Moloi further explained that as a jazz DJ, he is grateful that he has been gifted with the opportunity to share this genre through radio with people from across the continent.

“I have people following me, I am not only restricted to sharing with Namibians, I also have listeners from Zimbabwe and South Africa who tune into my program through DSTV audio bouquet”.

For International Jazz Day, Moloi revealed that he will be participating in the celebrations by encompassing world jazz music from all over the world.

“On Monday 30 April, the jazz community will have an event at Sicilia restaurant at around 18h00, where Namibian Jazz artists such as Carlos Kambaekwa, Erna Chimu, Antonio, Eimpho-intle Moloi and many others will be performing”.

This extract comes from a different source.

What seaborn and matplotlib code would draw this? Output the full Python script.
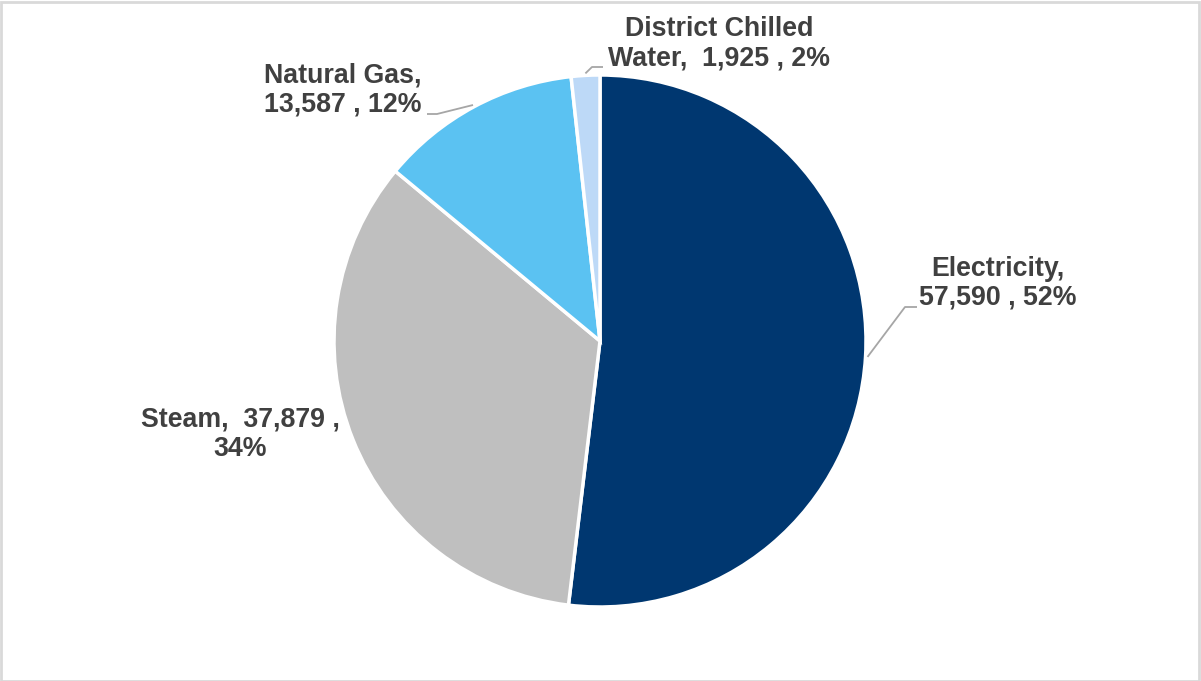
import numpy as np
import matplotlib
matplotlib.use("Agg")
import matplotlib.pyplot as plt
import seaborn as sns

categories = ["Electricity", "Steam", "Natural Gas", "District Chilled Water"]
values = [57590, 37879, 13587, 1925]
label_texts = ["Electricity,\n57,590 , 52%", "Steam,  37,879 ,\n34%",
               "Natural Gas,\n13,587 , 12%", "District Chilled\nWater,  1,925 , 2%"]
colors = ["#003770", "#BFBFBF", "#5BC2F2", "#BDD9F7"]

sns.set_theme(style="white")
plt.rcParams['font.family'] = ['Liberation Sans', 'DejaVu Sans']

W, H = 1201, 681
fig = plt.figure(figsize=(W / 100, H / 100), dpi=100)
ax = fig.add_axes([0, 0, 1, 1])

cx, cy, R = 600, H - 341, 266
wedges, _ = ax.pie(values, colors=colors, startangle=90, counterclock=False,
                   center=(cx, cy), radius=R, frame=True,
                   wedgeprops=dict(edgecolor='white', linewidth=2.5))
ax.set_xlim(0, W)
ax.set_ylim(0, H)
ax.set_aspect('equal')
ax.axis('off')

# label positions (pixel coords, y from top) and leader elbow points
text_pos = [(998, 283), (240, 434), (343, 90), (719, 44)]
elbows = [[(905, 307), (917, 307)], None, [(437, 114), (427, 114)], [(592, 67), (603, 67)]]

txtcol = "#404040"
for w, lab, pos, elb in zip(wedges, label_texts, text_pos, elbows):
    ax.text(pos[0], H - pos[1], lab, ha='center', va='center', fontsize=19.3,
            fontweight='bold', color=txtcol, linespacing=1.15)
    if elb is not None:
        ang = np.deg2rad((w.theta1 + w.theta2) / 2)
        px, py = cx + (R + 2) * np.cos(ang), cy + (R + 2) * np.sin(ang)
        xs = [px] + [e[0] for e in elb]
        ys = [py] + [H - e[1] for e in elb]
        ax.plot(xs, ys, color="#A6A6A6", lw=1.3, solid_capstyle='butt')

# outer border
fig.patches.append(plt.Rectangle((0.5 / W, 0.5 / H), 1 - 2.5 / W, 1 - 2.5 / H,
                                 transform=fig.transFigure, fill=False,
                                 edgecolor="#D9D9D9", lw=2))

fig.savefig("out.png", dpi=100)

In other parts of the world, in St. Petersburg, festivities are set to take place in some of the city’s most significant venues.

Iconic jazz pianist Herbie Hancock and renowned saxophonist Igor Butman will serve as artistic co-directors of the all-star concert and John Beasley will serve as the evening’s musical director.

The concert will feature performances by an international roster of artists including Cyrille Aimée Oleg Akkuratov , Till Brönner , Oleg Butman , Terri Lyne Carrington, Fatoumata Diawara , Joey DeFrancesco , Vadim Eilenkrig , Kurt Elling.

Antonio Faraò , James Genus, Robert Glasper, David Goloschyokin, Hassan Hakmoun, Gilad Hekselman , Horacio Hernandez, Taku Hirano and  Anatoly Kroll are also expected to perform among many more others.

Plans for the 2019 edition of International Jazz Day are underway and they include the hosting of the  flagship All Star-Global Concert in the iconic Sydney Opera House, a UNESCO World Heritage Site, and the streets of the city will come alive with jazz through a daylong program of “Jazz in Squares,” featuring school bands and jazz combos.